Leave out all pictures and return, exactly as written, the lines from the line containing "Reproduce this chart" to the line containing "const quadrantNames = ['1', '2', '3', '4'];", both ends kept.

[Records with drawing code]
-------------------------
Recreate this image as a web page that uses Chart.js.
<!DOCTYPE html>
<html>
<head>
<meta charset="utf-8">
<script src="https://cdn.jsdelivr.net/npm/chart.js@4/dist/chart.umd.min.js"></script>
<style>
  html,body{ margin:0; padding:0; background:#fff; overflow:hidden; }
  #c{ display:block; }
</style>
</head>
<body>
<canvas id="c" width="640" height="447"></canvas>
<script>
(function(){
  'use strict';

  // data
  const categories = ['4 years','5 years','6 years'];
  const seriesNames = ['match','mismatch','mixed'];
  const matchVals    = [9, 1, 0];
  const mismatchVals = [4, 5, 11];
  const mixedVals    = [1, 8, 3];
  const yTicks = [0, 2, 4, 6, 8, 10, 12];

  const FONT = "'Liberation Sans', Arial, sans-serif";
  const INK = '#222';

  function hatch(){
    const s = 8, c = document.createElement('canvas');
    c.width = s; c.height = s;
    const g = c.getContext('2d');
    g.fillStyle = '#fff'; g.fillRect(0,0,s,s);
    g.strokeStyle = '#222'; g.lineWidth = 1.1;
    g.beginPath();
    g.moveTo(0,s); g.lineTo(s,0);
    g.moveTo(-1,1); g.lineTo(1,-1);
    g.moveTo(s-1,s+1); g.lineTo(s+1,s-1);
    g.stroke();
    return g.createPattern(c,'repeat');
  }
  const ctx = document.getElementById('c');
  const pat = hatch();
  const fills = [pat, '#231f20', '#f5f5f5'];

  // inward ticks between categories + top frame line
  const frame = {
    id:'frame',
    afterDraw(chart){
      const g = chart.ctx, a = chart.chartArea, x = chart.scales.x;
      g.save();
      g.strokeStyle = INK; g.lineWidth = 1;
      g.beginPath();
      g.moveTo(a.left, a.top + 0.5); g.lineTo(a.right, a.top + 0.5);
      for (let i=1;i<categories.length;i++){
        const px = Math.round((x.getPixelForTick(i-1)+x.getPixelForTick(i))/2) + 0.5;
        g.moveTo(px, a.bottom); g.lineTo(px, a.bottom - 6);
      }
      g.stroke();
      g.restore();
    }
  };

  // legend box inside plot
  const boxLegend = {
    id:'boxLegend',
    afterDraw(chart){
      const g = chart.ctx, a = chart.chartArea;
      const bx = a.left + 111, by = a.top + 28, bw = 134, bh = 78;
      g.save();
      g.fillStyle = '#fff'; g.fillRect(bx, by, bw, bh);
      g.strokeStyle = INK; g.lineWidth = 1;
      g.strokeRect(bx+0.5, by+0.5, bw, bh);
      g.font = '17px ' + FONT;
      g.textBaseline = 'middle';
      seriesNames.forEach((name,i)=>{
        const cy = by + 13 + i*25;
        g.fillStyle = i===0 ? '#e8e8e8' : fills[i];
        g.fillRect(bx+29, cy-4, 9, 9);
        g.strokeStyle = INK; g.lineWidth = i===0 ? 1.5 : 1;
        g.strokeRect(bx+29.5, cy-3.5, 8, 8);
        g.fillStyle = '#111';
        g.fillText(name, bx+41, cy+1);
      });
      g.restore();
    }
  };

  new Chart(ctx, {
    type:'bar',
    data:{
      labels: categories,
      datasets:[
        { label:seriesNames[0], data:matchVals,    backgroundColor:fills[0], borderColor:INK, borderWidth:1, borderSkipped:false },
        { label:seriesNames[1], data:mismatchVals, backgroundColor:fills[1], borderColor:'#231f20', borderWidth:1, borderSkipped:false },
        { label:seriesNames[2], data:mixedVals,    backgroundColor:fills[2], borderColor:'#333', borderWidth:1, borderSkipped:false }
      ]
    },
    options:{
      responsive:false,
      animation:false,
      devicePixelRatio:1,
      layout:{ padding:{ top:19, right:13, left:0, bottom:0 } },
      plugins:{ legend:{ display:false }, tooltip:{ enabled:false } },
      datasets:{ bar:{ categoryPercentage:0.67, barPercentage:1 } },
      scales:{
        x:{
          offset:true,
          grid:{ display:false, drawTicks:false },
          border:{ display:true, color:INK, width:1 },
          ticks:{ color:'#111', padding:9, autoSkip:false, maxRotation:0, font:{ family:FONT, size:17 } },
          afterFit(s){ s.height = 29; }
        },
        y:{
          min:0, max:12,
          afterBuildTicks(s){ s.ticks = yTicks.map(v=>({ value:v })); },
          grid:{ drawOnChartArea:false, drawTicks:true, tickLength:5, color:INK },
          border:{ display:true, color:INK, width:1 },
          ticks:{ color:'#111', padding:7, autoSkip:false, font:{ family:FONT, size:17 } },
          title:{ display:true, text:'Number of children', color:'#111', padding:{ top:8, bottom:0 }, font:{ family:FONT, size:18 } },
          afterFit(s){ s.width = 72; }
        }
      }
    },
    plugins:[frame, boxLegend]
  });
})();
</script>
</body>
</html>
-------------------------
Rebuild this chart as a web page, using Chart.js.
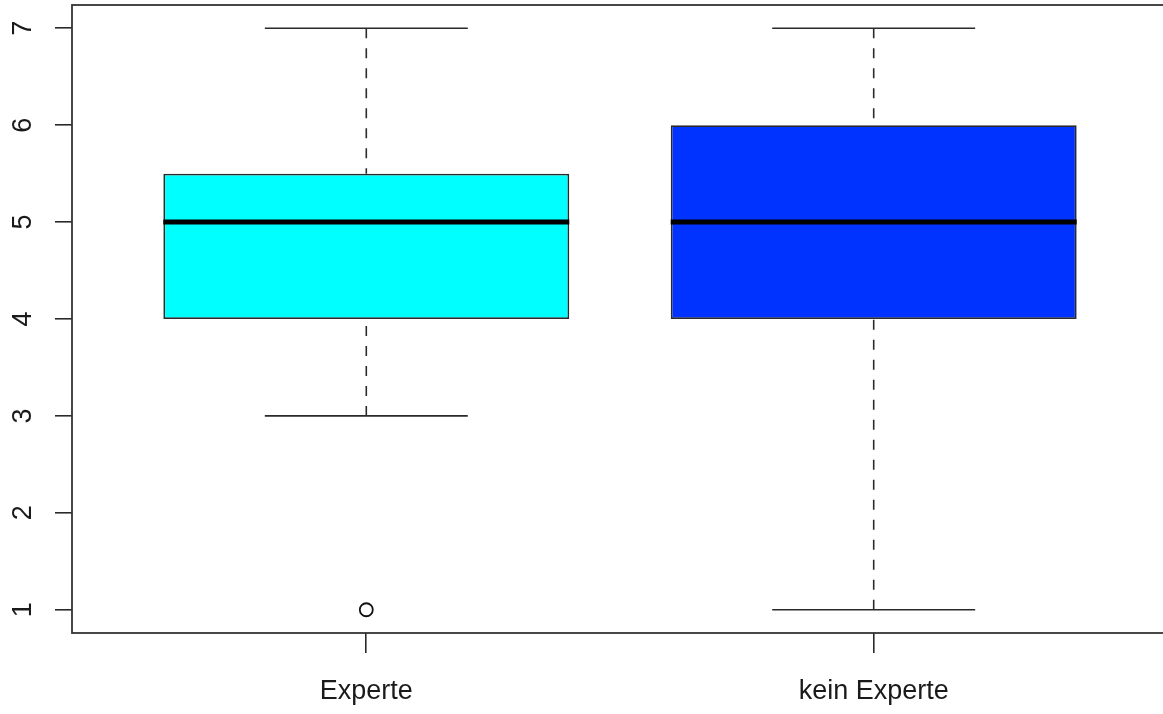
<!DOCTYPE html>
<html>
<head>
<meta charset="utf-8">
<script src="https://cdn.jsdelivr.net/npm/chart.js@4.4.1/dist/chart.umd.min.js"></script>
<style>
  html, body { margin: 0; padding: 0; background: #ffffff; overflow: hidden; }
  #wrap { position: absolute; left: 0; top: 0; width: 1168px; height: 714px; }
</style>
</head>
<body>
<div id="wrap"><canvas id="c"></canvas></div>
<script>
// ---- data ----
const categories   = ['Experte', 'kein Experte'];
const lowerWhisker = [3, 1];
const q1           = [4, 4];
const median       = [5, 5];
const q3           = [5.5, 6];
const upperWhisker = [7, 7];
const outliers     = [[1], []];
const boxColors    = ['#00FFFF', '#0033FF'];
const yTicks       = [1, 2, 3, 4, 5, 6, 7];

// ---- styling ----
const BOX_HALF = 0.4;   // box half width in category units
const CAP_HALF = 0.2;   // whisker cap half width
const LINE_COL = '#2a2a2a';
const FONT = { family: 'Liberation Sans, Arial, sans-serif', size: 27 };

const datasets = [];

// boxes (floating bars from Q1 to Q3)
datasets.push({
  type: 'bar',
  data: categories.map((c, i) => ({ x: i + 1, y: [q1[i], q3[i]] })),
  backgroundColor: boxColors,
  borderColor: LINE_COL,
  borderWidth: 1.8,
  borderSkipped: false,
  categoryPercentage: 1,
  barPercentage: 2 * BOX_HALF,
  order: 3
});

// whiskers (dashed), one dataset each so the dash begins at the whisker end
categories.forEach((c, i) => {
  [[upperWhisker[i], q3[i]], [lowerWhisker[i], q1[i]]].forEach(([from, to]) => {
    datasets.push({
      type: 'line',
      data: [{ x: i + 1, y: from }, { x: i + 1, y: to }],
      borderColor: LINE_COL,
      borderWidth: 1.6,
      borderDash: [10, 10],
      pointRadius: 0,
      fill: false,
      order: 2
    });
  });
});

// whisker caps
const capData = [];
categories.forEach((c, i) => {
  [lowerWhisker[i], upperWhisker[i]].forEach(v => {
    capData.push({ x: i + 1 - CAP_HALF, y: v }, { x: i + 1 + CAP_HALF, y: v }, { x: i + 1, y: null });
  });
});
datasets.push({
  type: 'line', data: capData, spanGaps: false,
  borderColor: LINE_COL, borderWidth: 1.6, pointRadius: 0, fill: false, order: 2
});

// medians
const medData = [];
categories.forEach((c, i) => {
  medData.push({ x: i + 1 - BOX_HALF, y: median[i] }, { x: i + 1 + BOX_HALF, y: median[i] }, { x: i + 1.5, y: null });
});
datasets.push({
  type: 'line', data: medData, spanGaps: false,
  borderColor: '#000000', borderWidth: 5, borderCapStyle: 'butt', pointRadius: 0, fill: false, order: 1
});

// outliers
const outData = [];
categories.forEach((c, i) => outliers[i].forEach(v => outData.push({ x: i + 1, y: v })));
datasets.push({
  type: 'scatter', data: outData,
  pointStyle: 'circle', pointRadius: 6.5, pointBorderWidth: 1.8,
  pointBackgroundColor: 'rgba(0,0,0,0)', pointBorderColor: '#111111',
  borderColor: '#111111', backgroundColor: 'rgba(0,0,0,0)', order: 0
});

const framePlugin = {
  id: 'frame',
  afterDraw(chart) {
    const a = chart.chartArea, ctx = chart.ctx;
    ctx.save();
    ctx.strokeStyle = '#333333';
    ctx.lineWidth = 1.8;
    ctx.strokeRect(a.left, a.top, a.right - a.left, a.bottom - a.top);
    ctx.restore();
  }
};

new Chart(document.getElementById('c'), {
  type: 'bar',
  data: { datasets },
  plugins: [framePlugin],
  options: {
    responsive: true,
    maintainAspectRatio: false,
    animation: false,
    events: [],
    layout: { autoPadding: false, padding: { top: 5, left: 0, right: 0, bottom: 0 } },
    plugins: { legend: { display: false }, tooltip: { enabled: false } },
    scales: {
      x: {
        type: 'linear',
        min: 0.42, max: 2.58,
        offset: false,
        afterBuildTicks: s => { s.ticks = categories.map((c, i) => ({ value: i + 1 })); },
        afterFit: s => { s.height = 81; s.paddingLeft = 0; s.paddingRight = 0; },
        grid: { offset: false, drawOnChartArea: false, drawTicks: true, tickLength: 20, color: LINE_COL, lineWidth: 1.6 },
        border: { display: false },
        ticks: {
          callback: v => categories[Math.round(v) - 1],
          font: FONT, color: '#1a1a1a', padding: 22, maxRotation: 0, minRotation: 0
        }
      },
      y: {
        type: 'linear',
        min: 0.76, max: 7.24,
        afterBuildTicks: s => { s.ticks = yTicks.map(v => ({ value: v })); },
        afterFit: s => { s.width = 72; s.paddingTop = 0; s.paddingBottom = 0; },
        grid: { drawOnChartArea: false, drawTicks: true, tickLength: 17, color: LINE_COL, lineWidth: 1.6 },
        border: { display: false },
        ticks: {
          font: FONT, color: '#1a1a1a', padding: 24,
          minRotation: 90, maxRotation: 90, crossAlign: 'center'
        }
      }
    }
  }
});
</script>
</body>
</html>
-------------------------
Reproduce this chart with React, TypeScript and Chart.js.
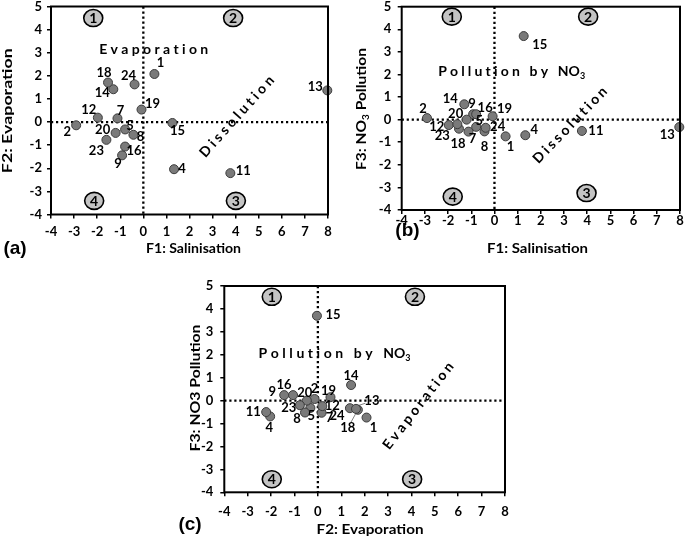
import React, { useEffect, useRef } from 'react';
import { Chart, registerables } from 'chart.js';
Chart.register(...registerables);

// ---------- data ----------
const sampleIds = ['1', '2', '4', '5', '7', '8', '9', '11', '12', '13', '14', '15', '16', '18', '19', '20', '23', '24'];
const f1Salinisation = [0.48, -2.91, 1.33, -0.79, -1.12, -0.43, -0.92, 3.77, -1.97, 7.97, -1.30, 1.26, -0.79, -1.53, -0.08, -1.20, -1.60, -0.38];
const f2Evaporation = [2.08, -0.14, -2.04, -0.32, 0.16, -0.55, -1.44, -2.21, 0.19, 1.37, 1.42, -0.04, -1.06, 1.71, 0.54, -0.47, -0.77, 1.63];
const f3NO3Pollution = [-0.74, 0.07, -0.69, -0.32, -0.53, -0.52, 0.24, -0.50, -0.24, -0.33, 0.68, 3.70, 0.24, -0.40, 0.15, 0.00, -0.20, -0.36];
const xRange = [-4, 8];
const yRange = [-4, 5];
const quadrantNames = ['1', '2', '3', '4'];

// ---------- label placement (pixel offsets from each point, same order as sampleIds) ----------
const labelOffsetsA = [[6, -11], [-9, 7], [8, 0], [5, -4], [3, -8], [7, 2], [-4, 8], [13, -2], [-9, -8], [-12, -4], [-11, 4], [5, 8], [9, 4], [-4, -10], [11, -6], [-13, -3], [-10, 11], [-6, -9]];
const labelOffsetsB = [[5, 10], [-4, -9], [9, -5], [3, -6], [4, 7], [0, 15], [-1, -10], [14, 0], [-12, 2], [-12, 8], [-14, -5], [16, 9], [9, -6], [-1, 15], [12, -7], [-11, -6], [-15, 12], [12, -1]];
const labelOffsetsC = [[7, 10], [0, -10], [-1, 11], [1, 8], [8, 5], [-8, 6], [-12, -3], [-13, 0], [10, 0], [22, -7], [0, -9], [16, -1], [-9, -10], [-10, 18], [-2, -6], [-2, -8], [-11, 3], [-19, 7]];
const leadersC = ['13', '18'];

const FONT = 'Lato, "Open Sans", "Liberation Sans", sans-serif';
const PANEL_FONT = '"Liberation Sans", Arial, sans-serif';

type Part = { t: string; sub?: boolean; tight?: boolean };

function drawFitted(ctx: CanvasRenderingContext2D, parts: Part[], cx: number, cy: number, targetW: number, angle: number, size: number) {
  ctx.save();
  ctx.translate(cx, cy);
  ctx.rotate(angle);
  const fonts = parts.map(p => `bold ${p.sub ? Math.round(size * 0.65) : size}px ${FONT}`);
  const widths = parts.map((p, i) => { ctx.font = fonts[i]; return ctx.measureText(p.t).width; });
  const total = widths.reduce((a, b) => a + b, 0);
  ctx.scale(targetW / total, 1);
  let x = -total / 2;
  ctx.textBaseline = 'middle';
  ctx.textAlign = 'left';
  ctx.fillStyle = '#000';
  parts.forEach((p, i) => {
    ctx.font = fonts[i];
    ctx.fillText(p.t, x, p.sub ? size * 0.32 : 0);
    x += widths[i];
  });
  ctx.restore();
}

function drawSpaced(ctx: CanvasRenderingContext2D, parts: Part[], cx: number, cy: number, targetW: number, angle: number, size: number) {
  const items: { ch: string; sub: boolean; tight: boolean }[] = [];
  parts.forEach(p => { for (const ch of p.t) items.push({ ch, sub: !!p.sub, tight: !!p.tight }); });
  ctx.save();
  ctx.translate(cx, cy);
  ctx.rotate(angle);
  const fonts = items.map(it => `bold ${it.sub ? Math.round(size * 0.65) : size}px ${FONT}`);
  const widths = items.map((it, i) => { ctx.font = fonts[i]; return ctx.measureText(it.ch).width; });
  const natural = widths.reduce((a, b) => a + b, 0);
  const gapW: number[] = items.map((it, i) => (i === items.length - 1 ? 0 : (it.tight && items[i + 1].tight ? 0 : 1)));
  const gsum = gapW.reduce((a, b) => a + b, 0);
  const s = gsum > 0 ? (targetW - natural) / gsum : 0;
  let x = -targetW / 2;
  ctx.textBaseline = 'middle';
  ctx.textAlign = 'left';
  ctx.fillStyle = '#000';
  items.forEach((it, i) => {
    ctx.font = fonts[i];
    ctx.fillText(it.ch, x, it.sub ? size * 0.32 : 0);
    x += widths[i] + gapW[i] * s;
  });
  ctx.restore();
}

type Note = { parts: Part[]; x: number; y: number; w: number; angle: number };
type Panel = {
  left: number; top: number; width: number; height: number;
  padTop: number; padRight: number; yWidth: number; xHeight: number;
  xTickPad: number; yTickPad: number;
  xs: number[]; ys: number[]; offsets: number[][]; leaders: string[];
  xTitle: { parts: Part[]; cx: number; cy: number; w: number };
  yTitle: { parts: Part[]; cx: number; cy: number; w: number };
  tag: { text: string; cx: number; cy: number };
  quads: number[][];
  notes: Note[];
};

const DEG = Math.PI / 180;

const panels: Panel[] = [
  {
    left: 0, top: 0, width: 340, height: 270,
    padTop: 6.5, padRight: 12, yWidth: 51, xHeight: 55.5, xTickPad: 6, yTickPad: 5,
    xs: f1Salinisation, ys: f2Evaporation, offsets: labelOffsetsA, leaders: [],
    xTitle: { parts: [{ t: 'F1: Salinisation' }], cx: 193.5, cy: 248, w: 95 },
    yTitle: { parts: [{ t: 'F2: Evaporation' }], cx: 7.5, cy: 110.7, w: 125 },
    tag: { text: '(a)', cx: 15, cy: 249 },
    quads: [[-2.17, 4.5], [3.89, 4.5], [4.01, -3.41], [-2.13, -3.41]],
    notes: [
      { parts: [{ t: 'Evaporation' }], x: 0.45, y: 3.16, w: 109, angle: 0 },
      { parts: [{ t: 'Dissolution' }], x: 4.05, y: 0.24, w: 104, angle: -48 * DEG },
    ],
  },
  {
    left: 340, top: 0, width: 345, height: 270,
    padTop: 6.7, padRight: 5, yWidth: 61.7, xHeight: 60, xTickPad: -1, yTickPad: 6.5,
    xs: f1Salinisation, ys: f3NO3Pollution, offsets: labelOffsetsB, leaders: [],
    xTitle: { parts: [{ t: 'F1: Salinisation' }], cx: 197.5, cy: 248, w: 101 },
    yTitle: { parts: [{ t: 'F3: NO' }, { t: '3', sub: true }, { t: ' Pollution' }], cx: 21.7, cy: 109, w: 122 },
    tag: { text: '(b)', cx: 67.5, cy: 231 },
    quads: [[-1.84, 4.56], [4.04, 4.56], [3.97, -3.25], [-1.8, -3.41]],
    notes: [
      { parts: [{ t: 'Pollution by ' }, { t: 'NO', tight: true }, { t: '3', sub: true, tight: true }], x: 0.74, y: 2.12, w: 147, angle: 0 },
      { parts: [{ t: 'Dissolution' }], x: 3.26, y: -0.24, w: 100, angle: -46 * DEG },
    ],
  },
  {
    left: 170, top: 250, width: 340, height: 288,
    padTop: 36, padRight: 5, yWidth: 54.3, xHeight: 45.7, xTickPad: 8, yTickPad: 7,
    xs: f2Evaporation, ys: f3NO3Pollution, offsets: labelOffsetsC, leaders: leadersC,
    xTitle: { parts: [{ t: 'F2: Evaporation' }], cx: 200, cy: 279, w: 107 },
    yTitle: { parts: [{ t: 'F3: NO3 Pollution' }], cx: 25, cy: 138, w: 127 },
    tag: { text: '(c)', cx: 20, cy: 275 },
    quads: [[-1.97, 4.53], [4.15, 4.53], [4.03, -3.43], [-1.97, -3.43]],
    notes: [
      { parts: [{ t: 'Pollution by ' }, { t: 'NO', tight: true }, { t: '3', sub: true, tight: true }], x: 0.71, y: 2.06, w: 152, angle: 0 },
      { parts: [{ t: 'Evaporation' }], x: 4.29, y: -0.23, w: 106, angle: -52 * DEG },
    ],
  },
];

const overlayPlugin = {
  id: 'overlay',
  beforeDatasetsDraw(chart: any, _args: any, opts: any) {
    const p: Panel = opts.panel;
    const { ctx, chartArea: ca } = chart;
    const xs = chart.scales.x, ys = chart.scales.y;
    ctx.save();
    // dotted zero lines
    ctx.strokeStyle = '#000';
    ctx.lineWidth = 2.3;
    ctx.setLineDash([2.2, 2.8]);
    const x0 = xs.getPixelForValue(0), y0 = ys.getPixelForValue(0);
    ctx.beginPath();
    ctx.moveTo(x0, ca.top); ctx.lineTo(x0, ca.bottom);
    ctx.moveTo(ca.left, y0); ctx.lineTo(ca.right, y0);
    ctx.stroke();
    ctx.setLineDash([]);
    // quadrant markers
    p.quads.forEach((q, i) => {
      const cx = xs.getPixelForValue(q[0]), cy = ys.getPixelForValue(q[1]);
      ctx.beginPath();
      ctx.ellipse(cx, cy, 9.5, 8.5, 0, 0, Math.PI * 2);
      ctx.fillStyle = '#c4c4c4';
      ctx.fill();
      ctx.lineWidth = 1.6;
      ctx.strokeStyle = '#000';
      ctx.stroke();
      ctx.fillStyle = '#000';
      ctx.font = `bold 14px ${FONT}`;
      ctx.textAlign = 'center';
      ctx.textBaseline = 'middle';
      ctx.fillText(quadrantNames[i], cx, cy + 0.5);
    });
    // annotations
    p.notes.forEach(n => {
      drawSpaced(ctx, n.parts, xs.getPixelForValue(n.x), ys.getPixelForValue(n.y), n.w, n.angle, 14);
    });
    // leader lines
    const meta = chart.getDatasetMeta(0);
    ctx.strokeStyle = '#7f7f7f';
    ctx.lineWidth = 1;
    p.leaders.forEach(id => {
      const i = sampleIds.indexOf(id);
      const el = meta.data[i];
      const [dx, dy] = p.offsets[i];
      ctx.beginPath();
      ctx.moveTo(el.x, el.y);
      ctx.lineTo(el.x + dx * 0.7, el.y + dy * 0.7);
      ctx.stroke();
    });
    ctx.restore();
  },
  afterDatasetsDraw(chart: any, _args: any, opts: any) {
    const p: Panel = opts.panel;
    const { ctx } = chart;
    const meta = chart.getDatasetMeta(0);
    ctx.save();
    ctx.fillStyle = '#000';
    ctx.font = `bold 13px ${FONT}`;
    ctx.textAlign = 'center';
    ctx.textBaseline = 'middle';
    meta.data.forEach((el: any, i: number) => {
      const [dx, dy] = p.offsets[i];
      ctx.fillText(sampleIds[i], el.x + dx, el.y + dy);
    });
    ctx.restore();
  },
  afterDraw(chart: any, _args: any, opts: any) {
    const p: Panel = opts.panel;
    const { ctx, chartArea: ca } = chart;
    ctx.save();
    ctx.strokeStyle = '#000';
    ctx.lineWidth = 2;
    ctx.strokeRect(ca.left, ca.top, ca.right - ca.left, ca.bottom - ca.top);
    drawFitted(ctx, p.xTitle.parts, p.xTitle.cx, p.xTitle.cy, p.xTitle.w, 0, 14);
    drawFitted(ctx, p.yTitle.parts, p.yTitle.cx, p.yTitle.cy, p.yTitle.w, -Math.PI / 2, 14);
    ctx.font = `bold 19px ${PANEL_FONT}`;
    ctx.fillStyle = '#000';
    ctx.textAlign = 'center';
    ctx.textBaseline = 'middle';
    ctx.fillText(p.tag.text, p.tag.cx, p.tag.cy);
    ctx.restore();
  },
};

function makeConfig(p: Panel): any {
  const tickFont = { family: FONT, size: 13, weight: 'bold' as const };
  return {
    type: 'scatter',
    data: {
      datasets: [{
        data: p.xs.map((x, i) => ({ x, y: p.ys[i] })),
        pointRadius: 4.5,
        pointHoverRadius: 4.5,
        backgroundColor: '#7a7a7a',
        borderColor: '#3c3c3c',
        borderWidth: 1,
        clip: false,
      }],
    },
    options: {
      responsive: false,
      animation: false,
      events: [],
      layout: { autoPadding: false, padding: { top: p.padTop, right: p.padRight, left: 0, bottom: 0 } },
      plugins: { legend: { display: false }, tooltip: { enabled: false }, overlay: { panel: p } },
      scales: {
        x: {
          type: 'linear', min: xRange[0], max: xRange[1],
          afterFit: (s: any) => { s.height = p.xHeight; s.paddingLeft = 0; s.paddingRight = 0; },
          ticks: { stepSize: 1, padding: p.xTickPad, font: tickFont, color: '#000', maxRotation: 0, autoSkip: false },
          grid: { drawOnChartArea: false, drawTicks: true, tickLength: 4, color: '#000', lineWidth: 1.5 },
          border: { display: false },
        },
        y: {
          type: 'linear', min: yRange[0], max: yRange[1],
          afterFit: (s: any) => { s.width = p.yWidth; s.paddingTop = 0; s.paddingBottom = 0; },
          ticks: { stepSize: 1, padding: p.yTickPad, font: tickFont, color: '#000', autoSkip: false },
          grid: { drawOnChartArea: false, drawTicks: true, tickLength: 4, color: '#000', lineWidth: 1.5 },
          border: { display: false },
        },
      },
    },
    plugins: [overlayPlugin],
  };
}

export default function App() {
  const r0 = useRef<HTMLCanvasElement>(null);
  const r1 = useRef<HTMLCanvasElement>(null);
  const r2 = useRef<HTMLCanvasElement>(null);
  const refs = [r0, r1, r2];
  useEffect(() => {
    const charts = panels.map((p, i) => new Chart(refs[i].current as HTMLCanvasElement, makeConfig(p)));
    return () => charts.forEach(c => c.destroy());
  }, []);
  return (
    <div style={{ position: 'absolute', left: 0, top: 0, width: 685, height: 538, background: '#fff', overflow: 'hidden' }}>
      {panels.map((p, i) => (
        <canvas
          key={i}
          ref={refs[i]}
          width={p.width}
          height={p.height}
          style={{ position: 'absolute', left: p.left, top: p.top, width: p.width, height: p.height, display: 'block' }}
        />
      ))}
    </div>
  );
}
-------------------------
SOLUTION TO THE PROBLEM:
Reproduce this chart with React, TypeScript and Chart.js.
import React, { useEffect, useRef } from 'react';
import { Chart, registerables } from 'chart.js';
Chart.register(...registerables);

// ---------- data ----------
const sampleIds = ['1', '2', '4', '5', '7', '8', '9', '11', '12', '13', '14', '15', '16', '18', '19', '20', '23', '24'];
const f1Salinisation = [0.48, -2.91, 1.33, -0.79, -1.12, -0.43, -0.92, 3.77, -1.97, 7.97, -1.30, 1.26, -0.79, -1.53, -0.08, -1.20, -1.60, -0.38];
const f2Evaporation = [2.08, -0.14, -2.04, -0.32, 0.16, -0.55, -1.44, -2.21, 0.19, 1.37, 1.42, -0.04, -1.06, 1.71, 0.54, -0.47, -0.77, 1.63];
const f3NO3Pollution = [-0.74, 0.07, -0.69, -0.32, -0.53, -0.52, 0.24, -0.50, -0.24, -0.33, 0.68, 3.70, 0.24, -0.40, 0.15, 0.00, -0.20, -0.36];
const xRange = [-4, 8];
const yRange = [-4, 5];
const quadrantNames = ['1', '2', '3', '4'];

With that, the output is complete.